-------- Given data

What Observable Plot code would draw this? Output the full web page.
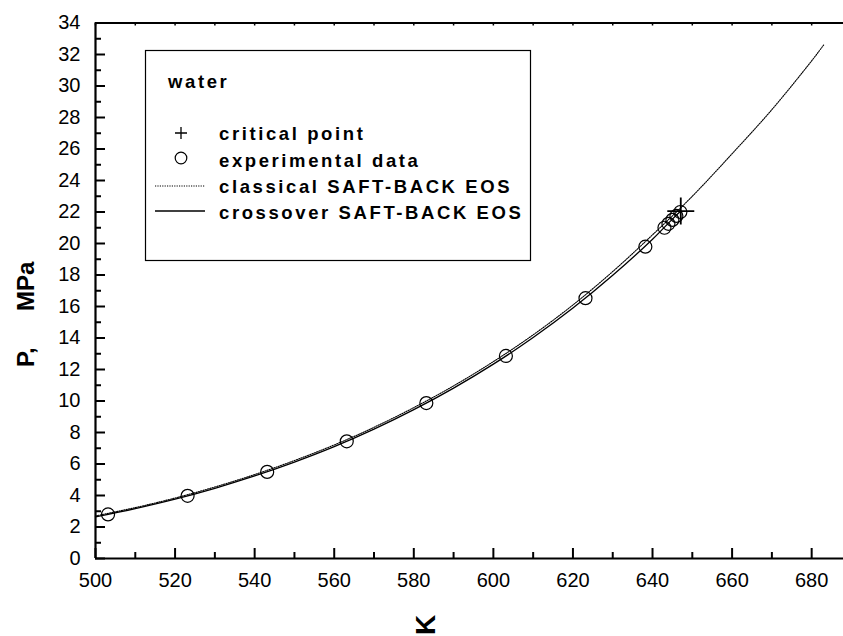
<!DOCTYPE html>
<html><head><meta charset="utf-8">
<script src="https://cdn.jsdelivr.net/npm/d3@7"></script>
<script src="https://cdn.jsdelivr.net/npm/@observablehq/plot@0.6"></script>
<style>
html,body{margin:0;padding:0;background:#fff;}
#chart{position:relative;width:843px;height:636px;overflow:hidden;}
</style></head><body><div id="chart"></div>
<script>
// experimental saturation data (T in K, P in MPa)
const expT = [503.15, 523.15, 543.15, 563.15, 583.15, 603.15, 623.15, 638.2, 643.0, 644.0, 645.0, 646.0, 647.0];
const expP = [2.80, 3.98, 5.50, 7.44, 9.87, 12.86, 16.53, 19.8, 21.0, 21.25, 21.5, 21.75, 22.0];
// critical point
const critT = [647.1];
const critP = [22.06];
// crossover SAFT-BACK EOS (solid)
const crossT = [500, 510, 520, 530, 540, 550, 560, 570, 580, 590, 600, 610, 620, 630, 640, 645, 647.1];
const crossP = [2.64, 3.17, 3.77, 4.46, 5.24, 6.12, 7.10, 8.21, 9.45, 10.82, 12.34, 14.03, 15.90, 17.98, 20.27, 21.55, 22.06];
// classical SAFT-BACK EOS (dotted)
const classT = [500, 510, 520, 530, 540, 550, 560, 570, 580, 590, 600, 610, 620, 630, 640, 650, 660, 670, 680, 683];
const classP = [2.70, 3.23, 3.84, 4.54, 5.33, 6.22, 7.21, 8.33, 9.58, 10.96, 12.50, 14.20, 16.10, 18.22, 20.55, 23.0, 25.7, 28.5, 31.6, 32.6];
// ticks
const xMajor = [500, 520, 540, 560, 580, 600, 620, 640, 660, 680];
const xMinor = [510, 530, 550, 570, 590, 610, 630, 650, 670];
const yMajor = [0, 2, 4, 6, 8, 10, 12, 14, 16, 18, 20, 22, 24, 26, 28, 30, 32, 34];
const yMinor = [1, 3, 5, 7, 9, 11, 13, 15, 17, 19, 21, 23, 25, 27, 29, 31, 33];
// legend
const legendTitle = "water";
const legendLabels = ["critical point", "experimental data", "classical SAFT-BACK EOS", "crossover SAFT-BACK EOS"];
const yLabelA = "P,";
const yLabelB = "MPa";
const xLabel = "K";

const W = 843, H = 636;
const mL = 95, mT = 22.5, mR = 0, mB = 78;

const idx = a => a.map((_, i) => i);
const plusLine = {
  draw(ctx, size) {
    const r = Math.sqrt(size / Math.PI);
    ctx.moveTo(-r, 0); ctx.lineTo(r, 0);
    ctx.moveTo(0, -r); ctx.lineTo(0, r);
  }
};

const chart = Plot.plot({
  width: W, height: H,
  marginLeft: mL, marginTop: mT, marginRight: mR, marginBottom: mB,
  style: {fontFamily: "'Liberation Sans', Arial, sans-serif", fontSize: "20px", background: "#fff", color: "#000"},
  x: {domain: [500, 688], label: null},
  y: {domain: [0, 34], label: null},
  marks: [
    Plot.axisX({ticks: xMajor, tickSize: 0, tickPadding: 14, fontSize: 20, label: null}),
    Plot.axisY({ticks: yMajor, tickSize: 0, tickPadding: 15, fontSize: 20, label: null}),
    // ticks pointing inward (bottom, top, left)
    Plot.ruleX(xMajor, {x: d => d, y1: 0, y2: 0, insetTop: -10, strokeWidth: 2}),
    Plot.ruleX(xMinor, {x: d => d, y1: 0, y2: 0, insetTop: -6, strokeWidth: 2}),
    Plot.ruleX(xMajor.concat(xMinor), {x: d => d, y1: 34, y2: 34, insetBottom: -3, strokeWidth: 1.5}),
    Plot.ruleY(yMajor, {y: d => d, x1: 500, x2: 500, insetRight: -10, strokeWidth: 2}),
    Plot.ruleY(yMinor, {y: d => d, x1: 500, x2: 500, insetRight: -6, strokeWidth: 2}),
    // frame
    Plot.ruleY([0], {strokeWidth: 2.2}),
    Plot.ruleY([34], {strokeWidth: 2.2}),
    Plot.ruleX([500], {strokeWidth: 2.2}),
    // curves
    Plot.line(idx(classT), {x: i => classT[i], y: i => classP[i], curve: "catmull-rom", stroke: "#000", strokeWidth: 1.1, strokeDasharray: "1.2,1.2"}),
    Plot.line(idx(crossT), {x: i => crossT[i], y: i => crossP[i], curve: "catmull-rom", stroke: "#000", strokeWidth: 1.3}),
    // data
    Plot.dot(idx(expT), {x: i => expT[i], y: i => expP[i], r: 6.5, fill: "none", stroke: "#000", strokeWidth: 1.2}),
    Plot.dot(idx(critT), {x: i => critT[i], y: i => critP[i], symbol: plusLine, r: 13.5, fill: "none", stroke: "#000", strokeWidth: 1.8})
  ]
});

document.getElementById("chart").appendChild(chart);
const svg = d3.select(chart);

// axis titles
const fam = "'Liberation Sans', Arial, sans-serif";
const title = s => s.attr("font-family", fam).attr("font-weight", "bold").attr("text-anchor", "start").attr("fill", "#000");
svg.append("text").attr("transform", "translate(34,367) rotate(-90)").attr("font-size", 24).call(title).text(yLabelA);
svg.append("text").attr("transform", "translate(34,311) rotate(-90)").attr("font-size", 24).call(title).text(yLabelB);
svg.append("text").attr("transform", "translate(435,635) rotate(-90)").attr("font-size", 28).call(title).text(xLabel);

// legend
const lg = svg.append("g");
lg.append("rect").attr("x", 145.5).attr("y", 50.5).attr("width", 385).attr("height", 210)
  .attr("fill", "#fff").attr("stroke", "#000").attr("stroke-width", 1.2);
const tstyle = s => s.attr("font-family", fam).attr("font-weight", "bold").attr("font-size", 18.5)
  .attr("text-anchor", "start").attr("letter-spacing", 2.6).attr("fill", "#000");
lg.append("text").attr("x", 168).attr("y", 88).text(legendTitle).call(tstyle);
const baselines = [140, 167, 193, 219];
const symY = [133, 158, 186, 211];
legendLabels.forEach((l, i) => lg.append("text").attr("x", 219).attr("y", baselines[i]).text(l).call(tstyle));
lg.append("path").attr("d", `M175,${symY[0]}H187M181,${symY[0]-6}V${symY[0]+6}`).attr("stroke", "#000").attr("stroke-width", 1.3);
lg.append("circle").attr("cx", 181).attr("cy", symY[1]).attr("r", 5.8).attr("fill", "none").attr("stroke", "#000").attr("stroke-width", 1.2);
lg.append("line").attr("x1", 155).attr("x2", 205).attr("y1", symY[2]).attr("y2", symY[2]).attr("stroke", "#000").attr("stroke-width", 1.1).attr("stroke-dasharray", "1.2,1.2");
lg.append("line").attr("x1", 155).attr("x2", 205).attr("y1", symY[3]).attr("y2", symY[3]).attr("stroke", "#000").attr("stroke-width", 1.3);
</script></body></html>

----------------

**Work to be completed:**
Do not copy the pictures, but repeat every line exactly.

**Expected output:**
What Observable Plot code would draw this? Output the full web page.
<!DOCTYPE html>
<html><head><meta charset="utf-8">
<script src="https://cdn.jsdelivr.net/npm/d3@7"></script>
<script src="https://cdn.jsdelivr.net/npm/@observablehq/plot@0.6"></script>
<style>
html,body{margin:0;padding:0;background:#fff;}
#chart{position:relative;width:843px;height:636px;overflow:hidden;}
</style></head><body><div id="chart"></div>
<script>
// experimental saturation data (T in K, P in MPa)
const expT = [503.15, 523.15, 543.15, 563.15, 583.15, 603.15, 623.15, 638.2, 643.0, 644.0, 645.0, 646.0, 647.0];
const expP = [2.80, 3.98, 5.50, 7.44, 9.87, 12.86, 16.53, 19.8, 21.0, 21.25, 21.5, 21.75, 22.0];
// critical point
const critT = [647.1];
const critP = [22.06];
// crossover SAFT-BACK EOS (solid)
const crossT = [500, 510, 520, 530, 540, 550, 560, 570, 580, 590, 600, 610, 620, 630, 640, 645, 647.1];
const crossP = [2.64, 3.17, 3.77, 4.46, 5.24, 6.12, 7.10, 8.21, 9.45, 10.82, 12.34, 14.03, 15.90, 17.98, 20.27, 21.55, 22.06];
// classical SAFT-BACK EOS (dotted)
const classT = [500, 510, 520, 530, 540, 550, 560, 570, 580, 590, 600, 610, 620, 630, 640, 650, 660, 670, 680, 683];
const classP = [2.70, 3.23, 3.84, 4.54, 5.33, 6.22, 7.21, 8.33, 9.58, 10.96, 12.50, 14.20, 16.10, 18.22, 20.55, 23.0, 25.7, 28.5, 31.6, 32.6];
// ticks
const xMajor = [500, 520, 540, 560, 580, 600, 620, 640, 660, 680];
const xMinor = [510, 530, 550, 570, 590, 610, 630, 650, 670];
const yMajor = [0, 2, 4, 6, 8, 10, 12, 14, 16, 18, 20, 22, 24, 26, 28, 30, 32, 34];
const yMinor = [1, 3, 5, 7, 9, 11, 13, 15, 17, 19, 21, 23, 25, 27, 29, 31, 33];
// legend
const legendTitle = "water";
const legendLabels = ["critical point", "experimental data", "classical SAFT-BACK EOS", "crossover SAFT-BACK EOS"];
const yLabelA = "P,";
const yLabelB = "MPa";
const xLabel = "K";

const W = 843, H = 636;
const mL = 95, mT = 22.5, mR = 0, mB = 78;

const idx = a => a.map((_, i) => i);
const plusLine = {
  draw(ctx, size) {
    const r = Math.sqrt(size / Math.PI);
    ctx.moveTo(-r, 0); ctx.lineTo(r, 0);
    ctx.moveTo(0, -r); ctx.lineTo(0, r);
  }
};

const chart = Plot.plot({
  width: W, height: H,
  marginLeft: mL, marginTop: mT, marginRight: mR, marginBottom: mB,
  style: {fontFamily: "'Liberation Sans', Arial, sans-serif", fontSize: "20px", background: "#fff", color: "#000"},
  x: {domain: [500, 688], label: null},
  y: {domain: [0, 34], label: null},
  marks: [
    Plot.axisX({ticks: xMajor, tickSize: 0, tickPadding: 14, fontSize: 20, label: null}),
    Plot.axisY({ticks: yMajor, tickSize: 0, tickPadding: 15, fontSize: 20, label: null}),
    // ticks pointing inward (bottom, top, left)
    Plot.ruleX(xMajor, {x: d => d, y1: 0, y2: 0, insetTop: -10, strokeWidth: 2}),
    Plot.ruleX(xMinor, {x: d => d, y1: 0, y2: 0, insetTop: -6, strokeWidth: 2}),
    Plot.ruleX(xMajor.concat(xMinor), {x: d => d, y1: 34, y2: 34, insetBottom: -3, strokeWidth: 1.5}),
    Plot.ruleY(yMajor, {y: d => d, x1: 500, x2: 500, insetRight: -10, strokeWidth: 2}),
    Plot.ruleY(yMinor, {y: d => d, x1: 500, x2: 500, insetRight: -6, strokeWidth: 2}),
    // frame
    Plot.ruleY([0], {strokeWidth: 2.2}),
    Plot.ruleY([34], {strokeWidth: 2.2}),
    Plot.ruleX([500], {strokeWidth: 2.2}),
    // curves
    Plot.line(idx(classT), {x: i => classT[i], y: i => classP[i], curve: "catmull-rom", stroke: "#000", strokeWidth: 1.1, strokeDasharray: "1.2,1.2"}),
    Plot.line(idx(crossT), {x: i => crossT[i], y: i => crossP[i], curve: "catmull-rom", stroke: "#000", strokeWidth: 1.3}),
    // data
    Plot.dot(idx(expT), {x: i => expT[i], y: i => expP[i], r: 6.5, fill: "none", stroke: "#000", strokeWidth: 1.2}),
    Plot.dot(idx(critT), {x: i => critT[i], y: i => critP[i], symbol: plusLine, r: 13.5, fill: "none", stroke: "#000", strokeWidth: 1.8})
  ]
});

document.getElementById("chart").appendChild(chart);
const svg = d3.select(chart);

// axis titles
const fam = "'Liberation Sans', Arial, sans-serif";
const title = s => s.attr("font-family", fam).attr("font-weight", "bold").attr("text-anchor", "start").attr("fill", "#000");
svg.append("text").attr("transform", "translate(34,367) rotate(-90)").attr("font-size", 24).call(title).text(yLabelA);
svg.append("text").attr("transform", "translate(34,311) rotate(-90)").attr("font-size", 24).call(title).text(yLabelB);
svg.append("text").attr("transform", "translate(435,635) rotate(-90)").attr("font-size", 28).call(title).text(xLabel);

// legend
const lg = svg.append("g");
lg.append("rect").attr("x", 145.5).attr("y", 50.5).attr("width", 385).attr("height", 210)
  .attr("fill", "#fff").attr("stroke", "#000").attr("stroke-width", 1.2);
const tstyle = s => s.attr("font-family", fam).attr("font-weight", "bold").attr("font-size", 18.5)
  .attr("text-anchor", "start").attr("letter-spacing", 2.6).attr("fill", "#000");
lg.append("text").attr("x", 168).attr("y", 88).text(legendTitle).call(tstyle);
const baselines = [140, 167, 193, 219];
const symY = [133, 158, 186, 211];
legendLabels.forEach((l, i) => lg.append("text").attr("x", 219).attr("y", baselines[i]).text(l).call(tstyle));
lg.append("path").attr("d", `M175,${symY[0]}H187M181,${symY[0]-6}V${symY[0]+6}`).attr("stroke", "#000").attr("stroke-width", 1.3);
lg.append("circle").attr("cx", 181).attr("cy", symY[1]).attr("r", 5.8).attr("fill", "none").attr("stroke", "#000").attr("stroke-width", 1.2);
lg.append("line").attr("x1", 155).attr("x2", 205).attr("y1", symY[2]).attr("y2", symY[2]).attr("stroke", "#000").attr("stroke-width", 1.1).attr("stroke-dasharray", "1.2,1.2");
lg.append("line").attr("x1", 155).attr("x2", 205).attr("y1", symY[3]).attr("y2", symY[3]).attr("stroke", "#000").attr("stroke-width", 1.3);
</script></body></html>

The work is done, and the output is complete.